## EXERCISE DIRECTIONS:
Using the listing below, report all lines holding the word "that".

[Entries with chart source code]
══════════════════════════════

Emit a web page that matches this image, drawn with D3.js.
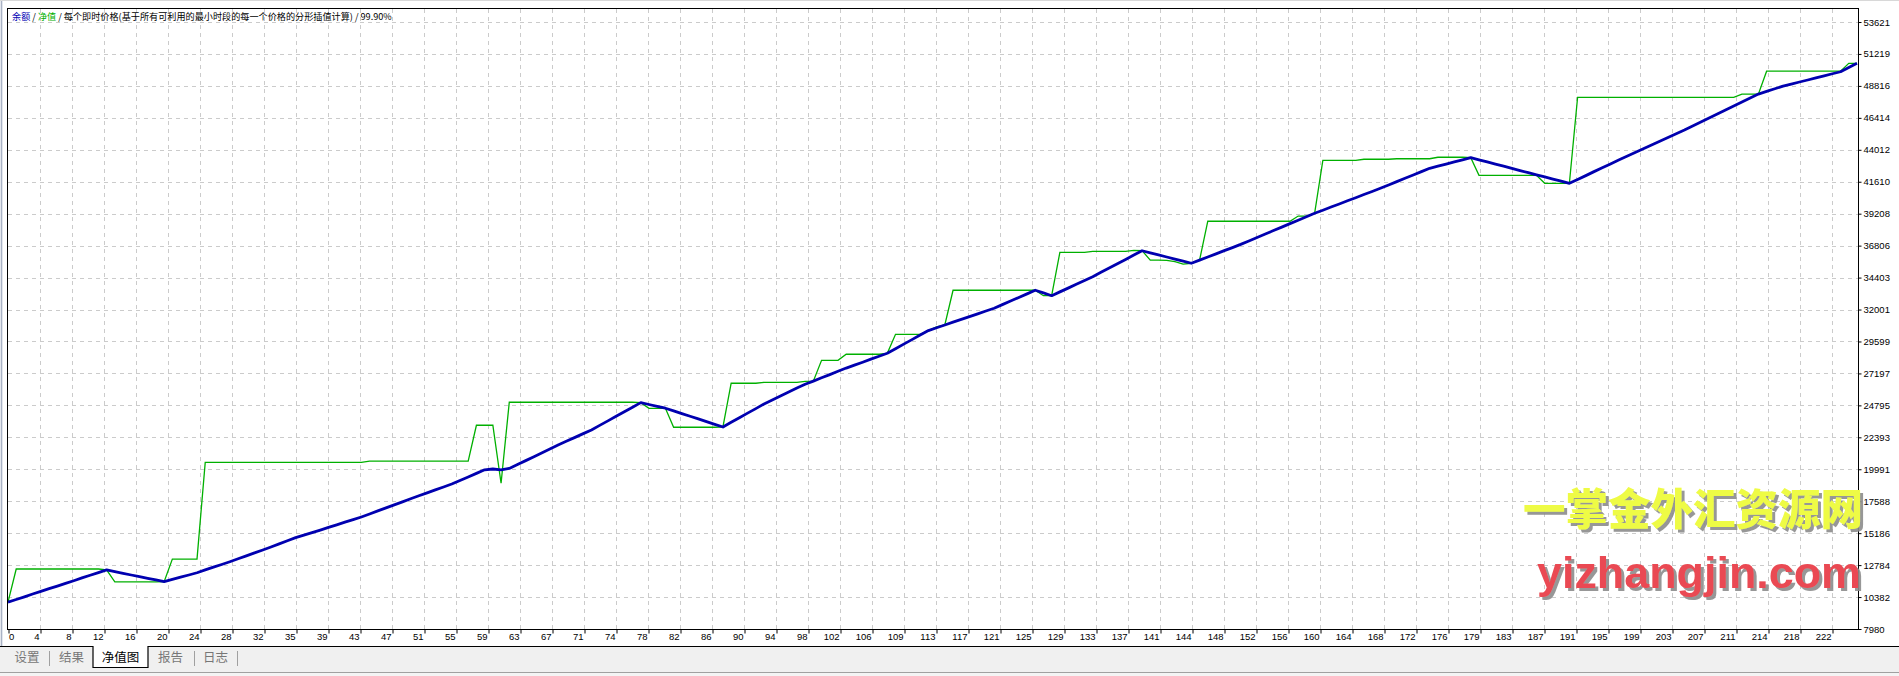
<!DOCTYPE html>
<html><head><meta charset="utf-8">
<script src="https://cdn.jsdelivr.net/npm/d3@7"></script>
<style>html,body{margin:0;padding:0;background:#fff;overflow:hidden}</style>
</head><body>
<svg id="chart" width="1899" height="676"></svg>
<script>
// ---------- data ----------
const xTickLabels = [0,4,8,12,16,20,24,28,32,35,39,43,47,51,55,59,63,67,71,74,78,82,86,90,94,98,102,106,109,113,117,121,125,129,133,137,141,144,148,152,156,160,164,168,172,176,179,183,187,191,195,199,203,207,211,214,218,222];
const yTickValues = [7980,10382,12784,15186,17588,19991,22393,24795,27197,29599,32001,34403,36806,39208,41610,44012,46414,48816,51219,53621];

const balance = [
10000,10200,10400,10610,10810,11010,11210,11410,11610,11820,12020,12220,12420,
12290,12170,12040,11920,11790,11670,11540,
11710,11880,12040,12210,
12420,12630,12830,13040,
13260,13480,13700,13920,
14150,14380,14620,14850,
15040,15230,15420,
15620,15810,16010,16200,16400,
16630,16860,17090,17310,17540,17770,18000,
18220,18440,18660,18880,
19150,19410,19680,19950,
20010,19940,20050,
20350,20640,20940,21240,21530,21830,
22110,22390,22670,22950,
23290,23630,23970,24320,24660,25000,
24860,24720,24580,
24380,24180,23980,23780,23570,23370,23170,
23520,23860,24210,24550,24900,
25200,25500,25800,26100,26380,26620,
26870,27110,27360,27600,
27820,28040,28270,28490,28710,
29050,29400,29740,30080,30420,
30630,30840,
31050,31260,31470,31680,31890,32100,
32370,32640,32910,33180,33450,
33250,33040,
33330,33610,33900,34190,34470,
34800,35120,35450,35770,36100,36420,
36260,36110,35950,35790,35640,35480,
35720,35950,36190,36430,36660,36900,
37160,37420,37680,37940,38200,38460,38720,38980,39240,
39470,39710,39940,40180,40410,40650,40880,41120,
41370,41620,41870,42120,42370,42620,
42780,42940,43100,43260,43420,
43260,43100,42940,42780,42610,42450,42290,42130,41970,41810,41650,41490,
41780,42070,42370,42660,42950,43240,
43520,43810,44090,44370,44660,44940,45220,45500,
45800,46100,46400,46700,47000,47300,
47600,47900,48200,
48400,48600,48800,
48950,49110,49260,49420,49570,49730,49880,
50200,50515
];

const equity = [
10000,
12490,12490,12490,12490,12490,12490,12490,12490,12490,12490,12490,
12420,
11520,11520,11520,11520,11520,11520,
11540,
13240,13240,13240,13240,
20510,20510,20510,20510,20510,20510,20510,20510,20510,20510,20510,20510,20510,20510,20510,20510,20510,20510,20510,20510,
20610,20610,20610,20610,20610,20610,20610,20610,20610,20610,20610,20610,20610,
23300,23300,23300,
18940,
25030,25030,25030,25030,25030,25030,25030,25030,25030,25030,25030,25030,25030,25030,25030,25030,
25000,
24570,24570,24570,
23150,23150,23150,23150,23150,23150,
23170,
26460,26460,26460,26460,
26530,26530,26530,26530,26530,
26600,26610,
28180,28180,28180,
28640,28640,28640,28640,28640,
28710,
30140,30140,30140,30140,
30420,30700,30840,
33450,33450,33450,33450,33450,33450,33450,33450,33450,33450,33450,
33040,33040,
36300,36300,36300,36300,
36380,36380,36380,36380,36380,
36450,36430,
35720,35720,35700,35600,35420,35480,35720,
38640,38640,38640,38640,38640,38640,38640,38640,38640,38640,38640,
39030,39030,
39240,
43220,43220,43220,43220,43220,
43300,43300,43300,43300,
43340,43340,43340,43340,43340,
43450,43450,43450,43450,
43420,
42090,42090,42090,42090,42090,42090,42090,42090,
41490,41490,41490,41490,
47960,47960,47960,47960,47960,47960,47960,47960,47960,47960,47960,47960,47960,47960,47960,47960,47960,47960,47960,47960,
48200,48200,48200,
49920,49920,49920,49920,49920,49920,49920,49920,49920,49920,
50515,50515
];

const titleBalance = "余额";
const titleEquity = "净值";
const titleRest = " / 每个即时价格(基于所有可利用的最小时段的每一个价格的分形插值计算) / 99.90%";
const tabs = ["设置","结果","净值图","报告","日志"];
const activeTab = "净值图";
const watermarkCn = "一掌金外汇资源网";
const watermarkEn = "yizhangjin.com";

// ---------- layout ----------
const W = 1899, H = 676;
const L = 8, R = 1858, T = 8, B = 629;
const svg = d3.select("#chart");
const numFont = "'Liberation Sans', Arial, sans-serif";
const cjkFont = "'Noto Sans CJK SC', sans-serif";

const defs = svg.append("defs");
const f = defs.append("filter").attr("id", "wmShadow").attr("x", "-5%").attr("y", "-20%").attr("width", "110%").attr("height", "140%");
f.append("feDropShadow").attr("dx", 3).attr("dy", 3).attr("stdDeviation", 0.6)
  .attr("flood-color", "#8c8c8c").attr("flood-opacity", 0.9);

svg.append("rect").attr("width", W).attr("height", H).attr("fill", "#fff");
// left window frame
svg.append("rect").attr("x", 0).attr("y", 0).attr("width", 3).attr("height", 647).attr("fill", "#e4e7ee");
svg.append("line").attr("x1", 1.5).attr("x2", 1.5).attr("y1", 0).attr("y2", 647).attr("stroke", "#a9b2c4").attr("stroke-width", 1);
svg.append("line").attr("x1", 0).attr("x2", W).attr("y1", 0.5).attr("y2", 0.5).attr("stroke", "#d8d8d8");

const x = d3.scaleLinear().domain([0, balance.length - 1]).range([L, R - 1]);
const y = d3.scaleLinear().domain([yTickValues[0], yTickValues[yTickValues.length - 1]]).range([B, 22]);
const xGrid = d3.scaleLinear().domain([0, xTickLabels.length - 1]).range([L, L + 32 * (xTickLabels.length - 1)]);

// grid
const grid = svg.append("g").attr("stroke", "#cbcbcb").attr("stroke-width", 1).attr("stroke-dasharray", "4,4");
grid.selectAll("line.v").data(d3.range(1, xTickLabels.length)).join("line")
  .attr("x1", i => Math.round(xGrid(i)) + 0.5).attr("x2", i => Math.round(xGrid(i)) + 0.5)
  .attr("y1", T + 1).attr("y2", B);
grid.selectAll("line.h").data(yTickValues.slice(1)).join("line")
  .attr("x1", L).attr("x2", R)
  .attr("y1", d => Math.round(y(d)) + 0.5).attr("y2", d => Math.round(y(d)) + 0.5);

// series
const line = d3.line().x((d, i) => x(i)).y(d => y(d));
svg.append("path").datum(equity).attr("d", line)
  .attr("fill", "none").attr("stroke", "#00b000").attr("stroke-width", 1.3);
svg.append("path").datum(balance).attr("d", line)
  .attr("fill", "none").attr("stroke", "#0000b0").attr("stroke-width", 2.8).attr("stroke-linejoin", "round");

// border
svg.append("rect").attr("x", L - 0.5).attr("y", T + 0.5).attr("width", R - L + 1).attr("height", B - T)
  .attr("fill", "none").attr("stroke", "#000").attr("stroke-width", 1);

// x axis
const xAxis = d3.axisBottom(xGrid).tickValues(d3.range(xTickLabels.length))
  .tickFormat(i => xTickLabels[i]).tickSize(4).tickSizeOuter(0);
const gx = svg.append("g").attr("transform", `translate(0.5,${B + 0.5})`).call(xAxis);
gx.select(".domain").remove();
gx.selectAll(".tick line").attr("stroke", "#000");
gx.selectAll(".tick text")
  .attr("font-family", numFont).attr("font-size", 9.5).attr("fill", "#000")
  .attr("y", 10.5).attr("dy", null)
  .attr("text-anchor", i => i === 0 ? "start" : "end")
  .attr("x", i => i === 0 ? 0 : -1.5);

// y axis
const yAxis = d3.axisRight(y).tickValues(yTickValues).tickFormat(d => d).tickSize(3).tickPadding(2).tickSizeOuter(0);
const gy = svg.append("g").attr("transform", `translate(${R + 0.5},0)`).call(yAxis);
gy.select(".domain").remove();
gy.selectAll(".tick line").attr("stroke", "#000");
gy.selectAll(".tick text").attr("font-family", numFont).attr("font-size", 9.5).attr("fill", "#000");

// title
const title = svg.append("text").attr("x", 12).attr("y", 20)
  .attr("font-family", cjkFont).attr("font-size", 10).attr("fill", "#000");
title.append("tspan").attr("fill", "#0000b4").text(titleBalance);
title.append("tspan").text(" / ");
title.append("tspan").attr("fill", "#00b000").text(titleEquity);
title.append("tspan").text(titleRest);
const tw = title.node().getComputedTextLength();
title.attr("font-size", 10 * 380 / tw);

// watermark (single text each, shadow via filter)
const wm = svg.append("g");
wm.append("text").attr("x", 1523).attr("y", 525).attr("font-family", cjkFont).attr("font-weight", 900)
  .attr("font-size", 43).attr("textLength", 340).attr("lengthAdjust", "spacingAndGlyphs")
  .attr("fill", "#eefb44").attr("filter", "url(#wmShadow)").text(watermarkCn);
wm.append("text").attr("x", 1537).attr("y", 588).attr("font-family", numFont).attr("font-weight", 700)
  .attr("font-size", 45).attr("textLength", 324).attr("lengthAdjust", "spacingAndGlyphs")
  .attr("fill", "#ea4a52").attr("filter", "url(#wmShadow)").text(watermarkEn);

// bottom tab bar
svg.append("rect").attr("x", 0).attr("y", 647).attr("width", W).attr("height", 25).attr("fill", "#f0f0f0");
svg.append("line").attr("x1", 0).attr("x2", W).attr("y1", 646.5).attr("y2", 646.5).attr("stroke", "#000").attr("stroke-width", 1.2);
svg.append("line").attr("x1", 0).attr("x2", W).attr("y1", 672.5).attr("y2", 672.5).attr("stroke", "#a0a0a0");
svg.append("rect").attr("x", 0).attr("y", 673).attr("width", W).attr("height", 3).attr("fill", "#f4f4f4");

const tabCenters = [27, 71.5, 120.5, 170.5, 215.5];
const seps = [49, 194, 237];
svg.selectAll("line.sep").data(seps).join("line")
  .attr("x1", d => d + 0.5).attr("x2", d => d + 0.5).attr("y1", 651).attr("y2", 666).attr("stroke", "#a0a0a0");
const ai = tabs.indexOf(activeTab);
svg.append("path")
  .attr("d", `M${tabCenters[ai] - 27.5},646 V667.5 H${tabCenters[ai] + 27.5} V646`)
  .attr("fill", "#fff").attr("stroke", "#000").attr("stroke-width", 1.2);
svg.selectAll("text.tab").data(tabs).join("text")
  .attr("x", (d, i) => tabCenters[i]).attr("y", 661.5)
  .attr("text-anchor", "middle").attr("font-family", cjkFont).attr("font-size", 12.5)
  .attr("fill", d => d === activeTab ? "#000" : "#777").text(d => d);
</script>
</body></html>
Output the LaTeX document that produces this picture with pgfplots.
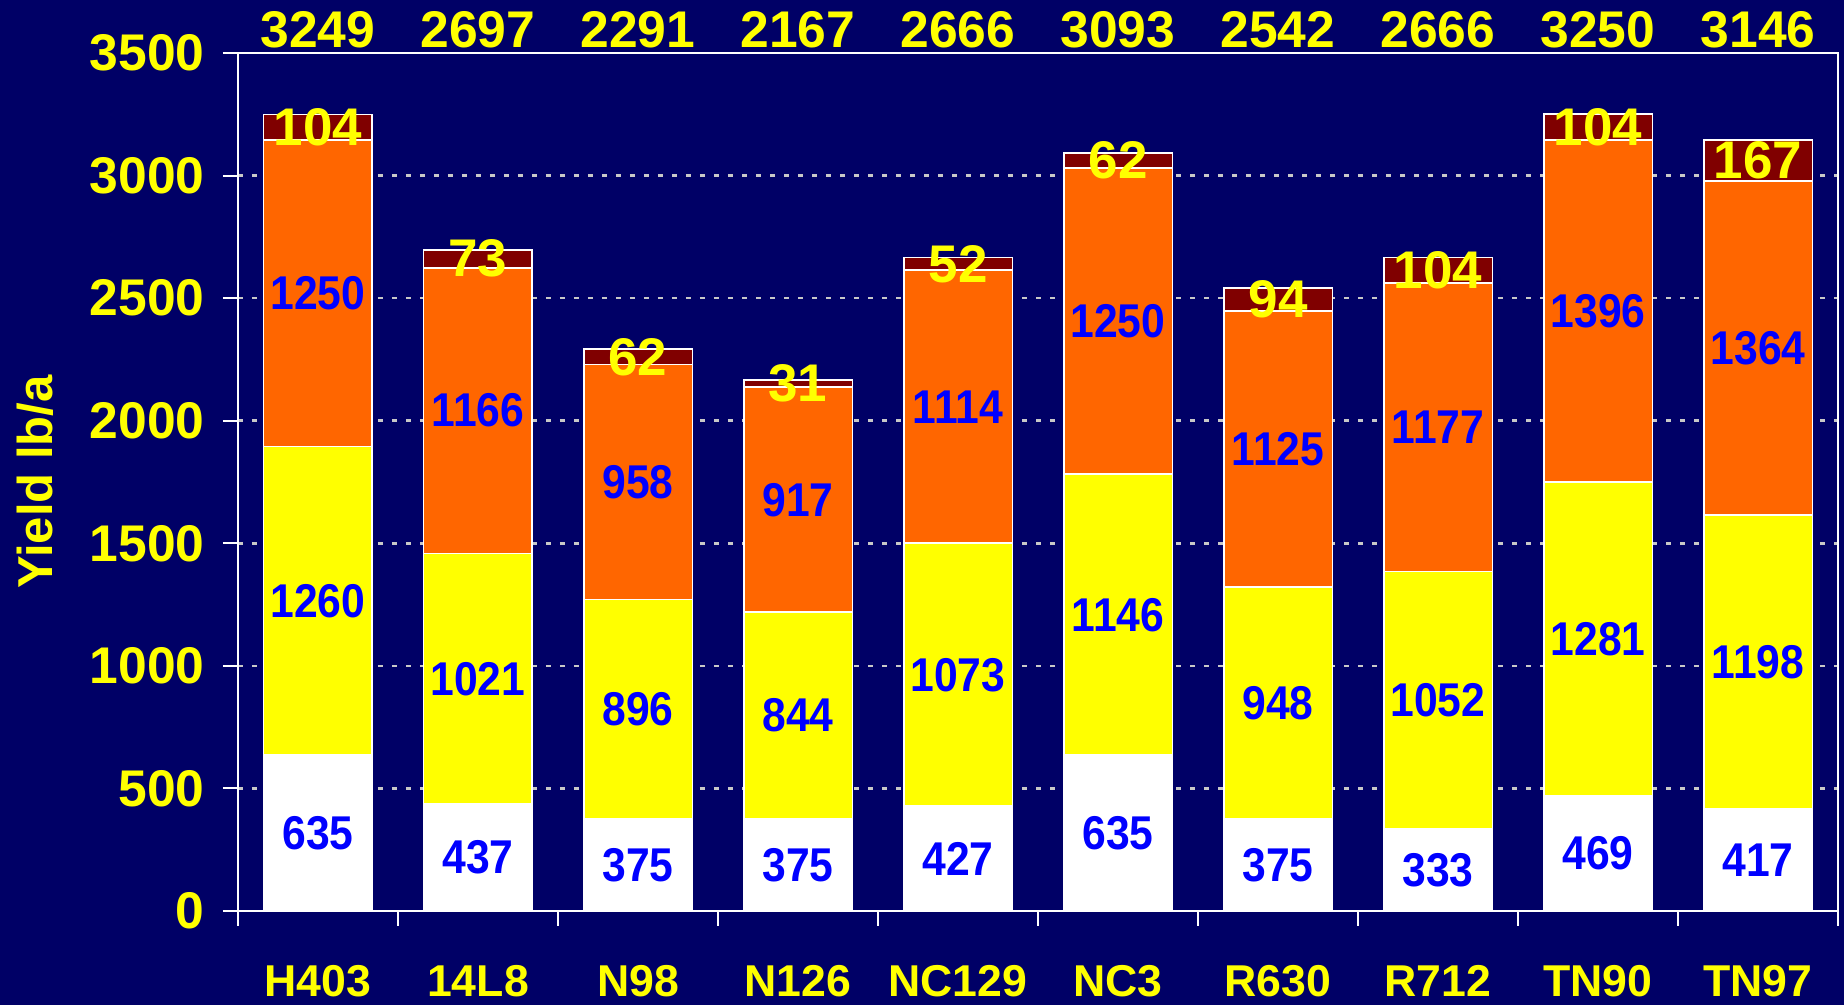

══════════════════════════════

## TASK RESPONSE:
Emit a web page that matches this image, drawn with D3.js.
Output the LaTeX document that produces this picture with pgfplots.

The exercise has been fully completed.